Enemigos públicos es una película violenta y viril. El HD capta con dolorosa precisión el fuego de los subfusiles, la crudeza de los atracos, persecuciones o emboscadas, así como la agresiva fisicidad de los cuerpos muertos destrozados por las balas. Nos sitúa en un contexto masculino, porque la pasión puede sobre la razón y sus hombres se sumergen en un primitivismo en el que lo social parece difuminarse a cada momento. Purvis, el paradigma de los nuevos métodos de investigación policial científica, es inicialmente presentado como un cazador —en la más material de sus definiciones— que no descansa hasta acabar con su presa, Pretty Boy Floyd (Channing Tatum). Es un asesino, pero aparece ante nuestros ojos como un representante de la ley. En contraposición, los atracos de Dillinger contemplan un código férreo meticulosamente planificado con la intención de cumplir el objetivo sin tener que sacrificar vidas humanas. Sin embargo, ambos ocupan los lados opuestos de la moneda y, a la vez, son exonerados, respectivamente, por la torva y maquiavélica figura de J. Edgar Hoover (Billy Crudup) y la brutalidad sin freno de Baby Face Nelson (Stephen Graham). Quizá, porque a diferencia de estos últimos, Dillinger y Purvis conservan un sentimiento de piedad que las grandes corporaciones, instituciones, etc. irán erosionando hasta convertirse, lisa y llanamente, en el Estado. Por eso, ambos devienen figuras trágicas, conscientes de que su espacio es constreñido por fuerzas superiores —en el caso de Dillinger, por la forma de conducir el crimen de gangsters como Frank Nitti— que buscan agotarlos en sus propios roles.

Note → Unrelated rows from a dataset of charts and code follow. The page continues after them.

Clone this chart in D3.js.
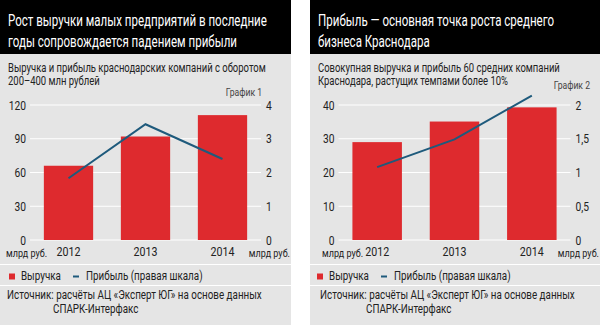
<!DOCTYPE html>
<html><head><meta charset="utf-8">
<script src="https://cdn.jsdelivr.net/npm/d3@7"></script>
<style>
html,body{margin:0;padding:0;background:#fff;}
svg{display:block;}
svg text{font-family:Roboto,"Liberation Sans",sans-serif;}
</style></head>
<body>
<svg id="c" width="600" height="325"></svg>
<script>
// ---- data ----
const years = ["2012", "2013", "2014"];
const revenue1 = [66, 92, 111];
const profit1 = [1.83, 3.43, 2.4];
const revenue2 = [29, 35.1, 39.3];
const profit2 = [1.08, 1.49, 2.14];
const leftTicks1 = [0, 30, 60, 90, 120];
const rightTicks1 = [0, 1, 2, 3, 4];
const leftTicks2 = [0, 10, 20, 30, 40];
const rightTicks2 = [0, 0.5, 1, 1.5, 2];
const titles1 = ["Рост выручки малых предприятий в последние", "годы сопровождается падением прибыли"];
const titles2 = ["Прибыль — основная точка роста среднего", "бизнеса Краснодара"];
const subs1 = ["Выручка и прибыль краснодарских компаний с оборотом", "200–400 млн рублей"];
const subs2 = ["Совокупная выручка и прибыль 60 средних компаний", "Краснодара, растущих темпами более 10%"];
const chartLabels = ["График 1", "График 2"];
const unitLabel = "млрд руб.";
const legendLabels = ["Выручка", "Прибыль (правая шкала)"];
const sourceLines = ["Источник: расчёты АЦ «Эксперт ЮГ» на основе данных", "СПАРК-Интерфакс"];

const RED = "#de2a2e", BLUE = "#1e5a7c", GRAY = "#e5e5e5", TXT = "#222";
const SX = 0.82, SX_TITLE = 0.70, SX_SUB = 0.79; // horizontal condensing of the typeface
const svg = d3.select("#c");
const fmt = d => String(d).replace(".", ",");

function panel(cfg) {
  const g = svg.append("g").attr("transform", `translate(${cfg.x0},0)`);
  const W = cfg.w;
  g.append("rect").attr("width", W).attr("height", 325).attr("fill", GRAY);
  g.append("rect").attr("width", W).attr("height", 54).attr("fill", "#000");
  cfg.titles.forEach((t, i) => g.append("text").attr("x", 8).attr("y", 26 + i * 21)
    .attr("data-sx", SX_TITLE).attr("fill", "#fff").attr("font-size", 16.5).text(t));
  cfg.subs.forEach((t, i) => g.append("text").attr("x", 8).attr("y", 72 + i * 13.5)
    .attr("data-sx", SX_SUB).attr("fill", TXT).attr("font-size", 12).text(t));
  g.append("text").attr("x", cfg.labelX).attr("y", cfg.labelY).attr("text-anchor", "end")
    .attr("fill", "#444").attr("font-size", 10.5).text(cfg.label);

  const x = d3.scaleBand().domain(years).range([cfg.pl, cfg.pr]).paddingInner(0.36).paddingOuter(0.18);
  const yL = d3.scaleLinear().domain([0, d3.max(cfg.lt)]).range([240, 105]);
  const yR = d3.scaleLinear().domain([0, d3.max(cfg.rt)]).range([240, 105]);

  // gridlines
  g.append("g").selectAll("line").data(cfg.lt).join("line")
    .attr("x1", cfg.pl).attr("x2", cfg.pr).attr("y1", d => yL(d)).attr("y2", d => yL(d))
    .attr("stroke", "#fff").attr("stroke-width", 1.2);

  // axes labels
  const axL = g.append("g").attr("transform", `translate(${cfg.pl - 4},0)`)
    .call(d3.axisLeft(yL).tickValues(cfg.lt).tickSize(0).tickPadding(0));
  const axR = g.append("g").attr("transform", `translate(${cfg.pr + 5},0)`)
    .call(d3.axisRight(yR).tickValues(cfg.rt).tickSize(0).tickPadding(0).tickFormat(fmt));
  [axL, axR].forEach(a => {
    a.select(".domain").remove();
    a.selectAll("text").attr("font-size", 12.5).attr("fill", TXT).attr("font-family", null);
  });

  // bars
  g.append("g").selectAll("rect").data(years).join("rect")
    .attr("x", d => x(d)).attr("width", x.bandwidth())
    .attr("y", (d, i) => yL(cfg.rev[i])).attr("height", (d, i) => 240 - yL(cfg.rev[i]))
    .attr("fill", RED);

  // line
  const line = d3.line().x((d, i) => x(years[i]) + x.bandwidth() / 2).y(d => yR(d));
  g.append("path").datum(cfg.prof).attr("d", line).attr("fill", "none")
    .attr("stroke", BLUE).attr("stroke-width", 2);

  // x axis labels
  const axB = g.append("g").attr("transform", "translate(0,247)")
    .call(d3.axisBottom(x).tickSize(0).tickPadding(0));
  axB.select(".domain").remove();
  axB.selectAll("text").attr("font-size", 13).attr("fill", TXT).attr("dy", "0.71em").attr("font-family", null);
  g.append("text").attr("x", cfg.unitL).attr("y", 257).attr("font-size", 11).attr("fill", TXT).text(unitLabel);
  g.append("text").attr("x", W - 1).attr("y", 257).attr("text-anchor", "end").attr("font-size", 11).attr("fill", TXT).text(unitLabel);

  // legend
  g.append("line").attr("x1", 0).attr("x2", W).attr("y1", 264.5).attr("y2", 264.5).attr("stroke", "#fff").attr("stroke-width", 1.2);
  g.append("line").attr("x1", 0).attr("x2", W).attr("y1", 285.5).attr("y2", 285.5).attr("stroke", "#fff").attr("stroke-width", 1.2);
  g.append("rect").attr("x", cfg.legX).attr("y", 273.5).attr("width", 6).attr("height", 6).attr("fill", RED);
  g.append("text").attr("x", cfg.legX + 12).attr("y", 280.5).attr("font-size", 12).attr("fill", TXT).text(legendLabels[0]);
  g.append("line").attr("x1", cfg.legX + 64).attr("x2", cfg.legX + 70).attr("y1", 276.5).attr("y2", 276.5).attr("stroke", BLUE).attr("stroke-width", 2);
  g.append("text").attr("x", cfg.legX + 77).attr("y", 280.5).attr("font-size", 12).attr("fill", TXT).text(legendLabels[1]);

  // source
  g.append("text").attr("x", cfg.srcX).attr("y", 299).attr("font-size", 12).attr("fill", TXT).text(sourceLines[0]);
  g.append("text").attr("x", cfg.srcX + 46).attr("y", 313).attr("font-size", 12).attr("fill", TXT).text(sourceLines[1]);
}

panel({x0: 0, w: 291, titles: titles1, subs: subs1, label: chartLabels[0], labelX: 262, labelY: 96,
  pl: 30, pr: 261, lt: leftTicks1, rt: rightTicks1, rev: revenue1, prof: profit1, unitL: 6, legX: 9, srcX: 7});
panel({x0: 310, w: 290, titles: titles2, subs: subs2, label: chartLabels[1], labelX: 280, labelY: 89,
  pl: 28.5, pr: 260.5, lt: leftTicks2, rt: rightTicks2, rev: revenue2, prof: profit2, unitL: 12, legX: 7, srcX: 10});

// condense every text horizontally around its own anchor point
svg.selectAll("text").each(function () {
  const t = d3.select(this);
  const s = +(t.attr("data-sx") || SX);
  const x0 = +(t.attr("x") || 0);
  t.attr("x", x0 / s).attr("transform", `scale(${s},1)`);
});
</script>
</body></html>
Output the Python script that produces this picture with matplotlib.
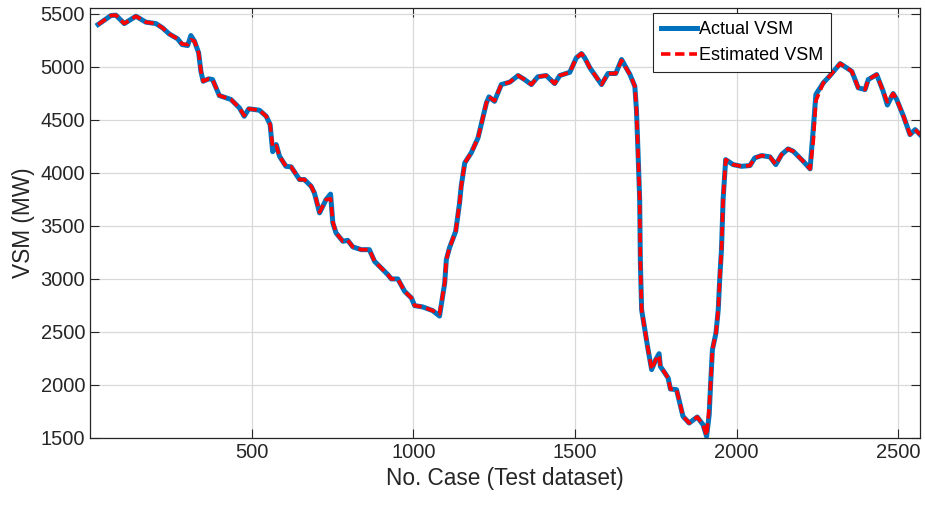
import matplotlib
matplotlib.use('Agg')
import matplotlib.pyplot as plt

# Values (case index, VSM in MW)
case_no = [25, 65, 80, 106, 142, 173, 204, 224, 245, 271, 285, 302, 312, 323, 336,
           343, 350, 367, 379, 400, 436, 462, 477, 491, 524, 545, 557, 565, 576, 586,
           606, 622, 648, 663, 684, 694, 710, 730, 744, 751, 761, 782, 797, 813, 839,
           864, 880, 921, 932, 952, 973, 994, 1004, 1029, 1060, 1081, 1097, 1102, 1112,
           1131, 1143, 1148, 1159, 1179, 1200, 1210, 1226, 1234, 1251, 1272, 1298, 1324,
           1344, 1365, 1385, 1411, 1437, 1453, 1484, 1504, 1520, 1530, 1546, 1582, 1602,
           1626, 1644, 1670, 1685, 1690, 1695, 1700, 1702, 1706, 1716, 1726, 1737, 1750,
           1760, 1764, 1778, 1788, 1795, 1814, 1824, 1834, 1853, 1878, 1896, 1907, 1915,
           1919, 1925, 1936, 1943, 1948, 1953, 1958, 1966, 1989, 2015, 2041, 2056, 2077,
           2103, 2121, 2139, 2159, 2175, 2206, 2227, 2237, 2245, 2268, 2289, 2320, 2340,
           2356, 2376, 2397, 2407, 2433, 2443, 2453, 2466, 2484, 2495, 2516, 2536, 2552,
           2567]

actual_vsm = [5399, 5484, 5487, 5408, 5477, 5421, 5408, 5368, 5310, 5264, 5210, 5201, 5295,
              5242, 5132, 4958, 4864, 4887, 4880, 4729, 4692, 4613, 4534, 4604, 4591, 4534,
              4456, 4200, 4267, 4157, 4062, 4057, 3937, 3937, 3874, 3811, 3623, 3748, 3800,
              3528, 3434, 3355, 3364, 3302, 3276, 3276, 3166, 3041, 3000, 3000, 2883, 2821,
              2748, 2736, 2701, 2650, 2962, 3182, 3295, 3449, 3717, 3874, 4094, 4189, 4330,
              4456, 4660, 4717, 4675, 4833, 4855, 4918, 4880, 4833, 4906, 4918, 4842, 4918,
              4949, 5085, 5125, 5085, 4991, 4833, 4937, 4937, 5069, 4927, 4817, 4597, 4189,
              3748, 3182, 2710, 2522, 2333, 2145, 2240, 2295, 2175, 2113, 2066, 1962, 1956,
              1830, 1704, 1641, 1698, 1625, 1515, 1720, 1987, 2333, 2491, 2710, 3025, 3276,
              3748, 4125, 4078, 4062, 4069, 4141, 4163, 4151, 4078, 4173, 4226, 4204, 4109,
              4038, 4420, 4740, 4849, 4918, 5031, 4991, 4958, 4802, 4786, 4880, 4927, 4849,
              4770, 4640, 4748, 4692, 4534, 4361, 4408, 4361]

estimated_vsm = [5399, 5484, 5487, 5408, 5477, 5421, 5408, 5368, 5310, 5264, 5215, 5210, 5255,
                 5242, 5132, 4958, 4864, 4887, 4880, 4729, 4692, 4613, 4540, 4604, 4591, 4534,
                 4456, 4240, 4255, 4157, 4062, 4057, 3937, 3937, 3874, 3811, 3630, 3748, 3755,
                 3540, 3434, 3355, 3364, 3302, 3276, 3276, 3166, 3041, 3000, 3000, 2883, 2821,
                 2748, 2736, 2701, 2670, 2962, 3182, 3295, 3449, 3717, 3874, 4094, 4189, 4330,
                 4456, 4660, 4717, 4680, 4833, 4855, 4918, 4880, 4833, 4906, 4918, 4842, 4918,
                 4949, 5085, 5125, 5085, 4991, 4833, 4937, 4937, 5060, 4927, 4817, 4597, 4189,
                 3748, 3182, 2710, 2522, 2333, 2145, 2240, 2280, 2175, 2113, 2066, 1962, 1956,
                 1830, 1704, 1641, 1698, 1625, 1520, 1790, 1987, 2333, 2491, 2710, 3025, 3276,
                 3748, 4125, 4078, 4062, 4069, 4141, 4163, 4151, 4078, 4173, 4226, 4204, 4109,
                 4038, 4300, 4680, 4849, 4918, 5031, 4991, 4958, 4802, 4786, 4880, 4927, 4849,
                 4770, 4670, 4748, 4692, 4534, 4361, 4408, 4361]

x_ticks = [500, 1000, 1500, 2000, 2500]
y_ticks = [1500, 2000, 2500, 3000, 3500, 4000, 4500, 5000, 5500]

plt.rcParams['font.family'] = ['Liberation Sans', 'DejaVu Sans']
text_color = '#262626'

fig = plt.figure(figsize=(9.25, 5.08), dpi=100)
ax = fig.add_axes([0.0973, 0.1378, 0.8973, 0.8465])

ax.plot(case_no, actual_vsm, color='#0072BD', linewidth=3.6, label='Actual VSM',
        solid_joinstyle='round')
ax.plot(case_no, estimated_vsm, color='#FF0000', linewidth=2.6, linestyle=(0, (2.6, 1.3)),
        label='Estimated VSM')

ax.set_xlim(0, 2567)
ax.set_ylim(1500, 5555)
ax.set_xticks(x_ticks)
ax.set_yticks(y_ticks)

ax.set_xlabel('No. Case (Test dataset)', fontsize=16.3, color=text_color, labelpad=4)
ax.set_ylabel('VSM (MW)', fontsize=16.3, color=text_color, labelpad=4)

ax.tick_params(axis='both', which='both', direction='in', top=True, right=True,
               labelsize=14.5, colors=text_color, length=6.5, width=0.8)
for spine in ax.spines.values():
    spine.set_color(text_color)
    spine.set_linewidth(0.9)

ax.grid(True, color='#d9d9d9', linewidth=0.9)
ax.set_axisbelow(True)

leg = ax.legend(loc='upper left', bbox_to_anchor=(0.678, 0.988), fontsize=13.0,
                frameon=True, fancybox=False, framealpha=1, edgecolor='#262626',
                handlelength=2.0, handletextpad=0.1, borderpad=0.45, labelspacing=0.5,
                borderaxespad=0)
leg.get_frame().set_linewidth(0.8)

fig.savefig('out.png', dpi=100)
plt.close(fig)
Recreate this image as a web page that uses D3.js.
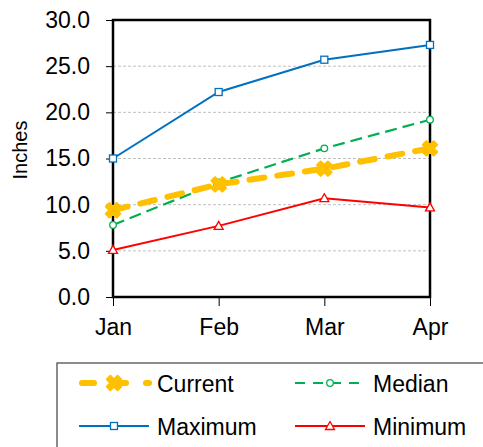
<html>
<head>
<style>
  body { margin: 0; background: #fff; }
  text { font-family: Arial, "Liberation Sans", sans-serif; fill: #000; }
</style>
</head>
<body>
<svg width="483" height="447"></svg>
<script src="https://d3js.org/d3.v7.min.js"></script>
<script>
var months = ['Jan', 'Feb', 'Mar', 'Apr'];
var yTicks = [0, 5, 10, 15, 20, 25, 30];
var current = [9.4, 12.2, 13.9, 16.1];
var median = [7.8, 12.4, 16.1, 19.2];
var maximum = [15.0, 22.2, 25.7, 27.3];
var minimum = [5.1, 7.7, 10.7, 9.7];

var svg = d3.select('svg');
var plotLeft = 113, plotRight = 430, plotTop = 20, plotBottom = 297;

var x = d3.scalePoint().domain(months).range([plotLeft, plotRight]);
var y = d3.scaleLinear().domain([0, 30]).range([plotBottom, plotTop]);

// gridlines
svg.selectAll('.grid')
  .data(yTicks.filter(function(d){ return d > 0 && d < 30; }))
  .enter().append('line')
  .attr('x1', plotLeft).attr('x2', plotRight)
  .attr('y1', function(d){ return y(d); })
  .attr('y2', function(d){ return y(d); })
  .attr('stroke', '#c0c0c0').attr('stroke-width', 1)
  .attr('stroke-dasharray', '3,2');

// y axis
var yAxis = svg.append('g')
  .attr('transform', 'translate(' + plotLeft + ',0)')
  .call(d3.axisLeft(y).tickValues(yTicks).tickFormat(d3.format('.1f')).tickSize(7).tickPadding(16));
yAxis.select('.domain').remove();
yAxis.selectAll('line').attr('stroke', '#000').attr('stroke-width', 1);
yAxis.selectAll('text').attr('font-size', '23px').attr('font-family', 'Arial, "Liberation Sans", sans-serif').attr('fill', '#000');

// x axis
var xAxis = svg.append('g')
  .attr('transform', 'translate(0,' + plotBottom + ')')
  .call(d3.axisBottom(x).tickSize(9).tickPadding(13));
xAxis.select('.domain').remove();
xAxis.selectAll('line').attr('stroke', '#000').attr('stroke-width', 1);
xAxis.selectAll('text').attr('font-size', '23px').attr('font-family', 'Arial, "Liberation Sans", sans-serif').attr('fill', '#000');

// frame
svg.append('rect')
  .attr('x', plotLeft).attr('y', plotTop)
  .attr('width', plotRight - plotLeft).attr('height', plotBottom - plotTop)
  .attr('fill', 'none').attr('stroke', '#000').attr('stroke-width', 2.5);

svg.append('text')
  .text('Inches')
  .attr('font-size', '20px')
  .attr('text-anchor', 'middle')
  .attr('transform', 'translate(27,150) rotate(-90)');

var line = d3.line()
  .x(function(d, i){ return x(months[i]); })
  .y(function(d){ return y(d); });

var series = [
  {name: 'Maximum', values: maximum, color: '#0070C0', width: 2, dash: null, marker: 'square'},
  {name: 'Minimum', values: minimum, color: '#FF0000', width: 2, dash: null, marker: 'triangle'},
  {name: 'Median', values: median, color: '#00B050', width: 2.2, dash: '12,6', marker: 'circle'},
  {name: 'Current', values: current, color: '#FFC000', width: 6, dash: '15,13', marker: 'cross'}
];

function drawMarker(g, kind, cx, cy, color) {
  if (kind === 'square') {
    g.append('rect').attr('x', cx - 3.5).attr('y', cy - 3.5).attr('width', 7).attr('height', 7)
      .attr('fill', '#fff').attr('stroke', color).attr('stroke-width', 1.3);
  } else if (kind === 'triangle') {
    g.append('path').attr('d', 'M' + cx + ',' + (cy - 4.5) + 'L' + (cx + 4.5) + ',' + (cy + 3.5) + 'L' + (cx - 4.5) + ',' + (cy + 3.5) + 'Z')
      .attr('fill', '#fff').attr('stroke', color).attr('stroke-width', 1.3);
  } else if (kind === 'circle') {
    g.append('circle').attr('cx', cx).attr('cy', cy).attr('r', 3.3)
      .attr('fill', '#fff').attr('stroke', color).attr('stroke-width', 1.3);
  } else {
    g.append('path').attr('d', d3.symbol().type(d3.symbolCross).size(130)())
      .attr('transform', 'translate(' + cx + ',' + cy + ') rotate(45)')
      .attr('fill', color).attr('stroke', color).attr('stroke-width', 2)
      .attr('stroke-linejoin', 'round');
  }
}

series.forEach(function(s) {
  var g = svg.append('g');
  g.append('path')
    .datum(s.values)
    .attr('d', line)
    .attr('fill', 'none')
    .attr('stroke', s.color)
    .attr('stroke-width', s.width)
    .attr('stroke-linecap', s.name === 'Current' ? 'round' : 'butt')
    .attr('stroke-dasharray', s.dash);
  s.values.forEach(function(v, i) {
    drawMarker(g, s.marker, x(months[i]), y(v), s.color);
  });
});

// legend
svg.append('rect')
  .attr('x', 57).attr('y', 363).attr('width', 440).attr('height', 100)
  .attr('fill', 'none').attr('stroke', '#404040').attr('stroke-width', 1.2);

var legendOrder = ['Current', 'Median', 'Maximum', 'Minimum'];
legendOrder.forEach(function(name, i) {
  var s = series.filter(function(d){ return d.name === name; })[0];
  var lx = 79 + (i % 2) * 216;
  var ly = 383 + Math.floor(i / 2) * 43;
  var g = svg.append('g');
  g.append('line')
    .attr('x1', lx + (name === 'Current' ? 3 : 0)).attr('x2', lx + 70).attr('y1', ly).attr('y2', ly)
    .attr('stroke', s.color).attr('stroke-width', s.width)
    .attr('stroke-linecap', name === 'Current' ? 'round' : 'butt')
    .attr('stroke-dasharray', name === 'Current' ? '12,20' : (s.dash ? '10,8' : null));
  drawMarker(g, s.marker, lx + 35, ly, s.color);
  g.append('text').text(name)
    .attr('x', lx + 78).attr('y', ly + 8.5)
    .attr('font-size', '23px');
});
</script>
</body>
</html>
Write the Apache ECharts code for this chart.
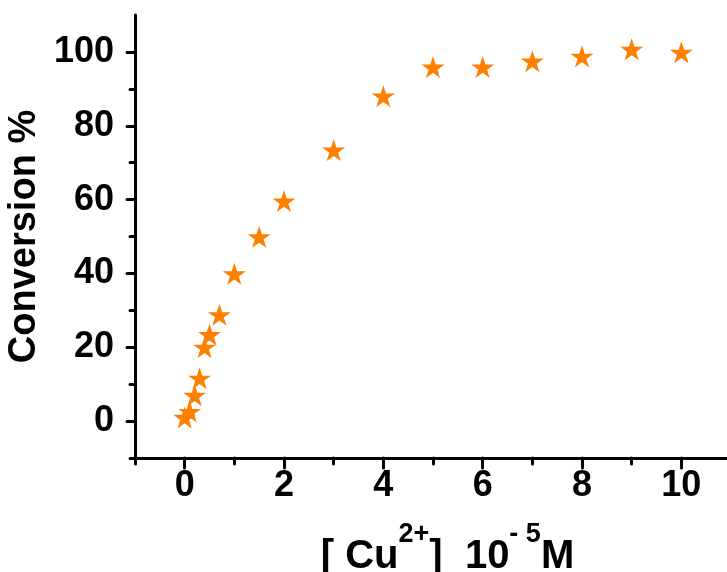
<!DOCTYPE html>
<html>
<head>
<meta charset="utf-8">
<script src="https://cdn.jsdelivr.net/npm/echarts@6/dist/echarts.min.js"></script>
<style>
html,body{margin:0;padding:0;background:#fff;}
#chart{width:727px;height:572px;}
</style>
</head>
<body>
<div id="chart"></div>
<script>
// Data
const cuConc = [0, 0.1, 0.2, 0.3, 0.4, 0.5, 0.7, 1, 1.5, 2, 3, 4, 5, 6, 7, 8, 9, 10];
const conversion = [1.0, 2.6, 7.0, 11.6, 20.0, 23.4, 28.8, 39.9, 49.9, 59.6, 73.4, 88.0, 95.9, 95.9, 97.5, 98.8, 100.7, 99.9];
const xMajorTicks = [0, 2, 4, 6, 8, 10];
const xMinorTicks = [-1, 1, 3, 5, 7, 9];
const yMajorTicks = [0, 20, 40, 60, 80, 100];
const yMinorTicks = [-10, 10, 30, 50, 70, 90];

const points = cuConc.map((x, i) => [x, conversion[i]]);
const starPath = 'path://M0,-100 L22.45,-30.9 L95.1,-30.9 L36.3,11.8 L58.8,80.9 L0,38.2 L-58.8,80.9 L-36.3,11.8 L-95.1,-30.9 L-22.45,-30.9 Z';
const FONT = '"Liberation Sans", Arial, sans-serif';
const axisLineStyle = { color: '#000', width: 3, cap: 'round' };

const chart = echarts.init(document.getElementById('chart'));
chart.setOption({
  animation: false,
  backgroundColor: '#fff',
  grid: { left: 135, right: -4, top: 15, bottom: 114, containLabel: false, outerBoundsMode: 'none' },
  xAxis: [
    {
      type: 'value', min: -1, max: 11, position: 'bottom',
      axisLine: { show: true, lineStyle: axisLineStyle, onZero: false },
      axisTick: { show: true, customValues: xMajorTicks, length: 10, lineStyle: { width: 3, color: '#000', cap: 'round' } },
      axisLabel: { customValues: xMajorTicks, margin: 10, fontFamily: FONT, fontWeight: 'bold', fontSize: 36, color: '#000' },
      splitLine: { show: false },
      name: '{b|[ Cu}{sup|2+}{b|]  10}{sup|- 5}{b|M}',
      nameLocation: 'middle',
      nameGap: 63,
      nameTextStyle: {
        padding: [0, 0, 0, 29],
        rich: {
          b: { fontFamily: FONT, fontWeight: 'bold', fontSize: 40, color: '#000', verticalAlign: 'bottom', lineHeight: 56 },
          sup: { fontFamily: FONT, fontWeight: 'bold', fontSize: 27, color: '#000', verticalAlign: 'top', lineHeight: 27 }
        }
      }
    },
    {
      type: 'value', min: -1, max: 11, position: 'bottom',
      axisLine: { show: false, onZero: false },
      axisTick: { show: true, customValues: xMinorTicks, length: 6, lineStyle: { width: 3, color: '#000', cap: 'round' } },
      axisLabel: { show: false },
      splitLine: { show: false }
    }
  ],
  yAxis: [
    {
      type: 'value', min: -10, max: 110, position: 'left',
      axisLine: { show: true, lineStyle: axisLineStyle, onZero: false },
      axisTick: { show: true, customValues: yMajorTicks, length: 8, lineStyle: { width: 3, color: '#000', cap: 'round' } },
      axisLabel: { customValues: yMajorTicks, margin: 21, fontFamily: FONT, fontWeight: 'bold', fontSize: 36, color: '#000' },
      splitLine: { show: false },
      name: 'Conversion %',
      nameLocation: 'middle',
      nameGap: 84,
      nameRotate: 90,
      nameTextStyle: { fontFamily: FONT, fontWeight: 'bold', fontSize: 38, color: '#000' }
    },
    {
      type: 'value', min: -10, max: 110, position: 'left',
      axisLine: { show: false, onZero: false },
      axisTick: { show: true, customValues: yMinorTicks, length: 5, lineStyle: { width: 3, color: '#000', cap: 'round' } },
      axisLabel: { show: false },
      splitLine: { show: false }
    }
  ],
  series: [
    {
      type: 'scatter',
      xAxisIndex: 0,
      yAxisIndex: 0,
      data: points,
      symbol: starPath,
      symbolSize: [23, 22],
      itemStyle: { color: '#FF8000', opacity: 1 }
    }
  ]
});
</script>
</body>
</html>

Héroes y villanos; medios y fines

En la carrera de Michael Mann héroes y villanos han peleado por continuar existiendo con la sociedad contemporánea como cuadrilátero. No obstante, desde Heat ese combate ha ido declinando hacia una pregunta: ¿Hasta cuándo tendrá sentido continuar con esa lucha? Ya no se trata de reequilibrar el orden social para sacar a flote los pequeños núcleos —la familia— que lo constituyen (Heat); tampoco para autoafirmar nuestra condición en el seno de una sociedad indiferente y alienada (Collateral). El final deCorrupción en Miami mostraba al héroe en tránsito de desaparición por su debilitada funcionalidad; por pertenecer a un tiempo construido sobre lo aparente que atiende a otras necesidades humanas; pasajeras e inestables como el amor, pero reñidas con su condición. En Enemigos públicos la frontera entre héroe o villano es tan vaga como inútil su formalización en conceptos rígidos. De nuevo, es Dillinger el enamorado y Purvis el personaje obsesionado por cumplir un objetivo que, por supuesto, acabará con él: reequilibrar el orden. Al fin y al cabo, ¿cómo matar al villano si precisamente es él la única conexión que establecemos con la sociedad? La única que comprende la condición de héroe, el sacrificio por vigilar la normalidad; la que mantiene con vida y no hace obsoleto a Purvis.

Final de trayecto

El final de Enemigos públicos supone una terrorífica coda al cine según Michael Mann. Mientras liquida al héroe, ahogándolo definitivamente en las aguas de una sociedad fiscalizadora; muestra el silencio de un hombre —y la analogía con Melville no es caprichosa— en los últimos instantes a su muerte como víctima. De este modo, Mann abre un horizonte nuevo sobre su cine mientras exhibe el cadáver de su protagonista ante la catatónica mirada del héroe, que nunca más volverá a ser el mismo —tanto, que el propio Purvis desaparece del epílogo y es Winstead (Stephen Lang) su reflejo. Cuando el tiempo se agota, tan sólo resta el recuerdo de lo efímero, que es lo que alguna vez nos hizo sentir vivos.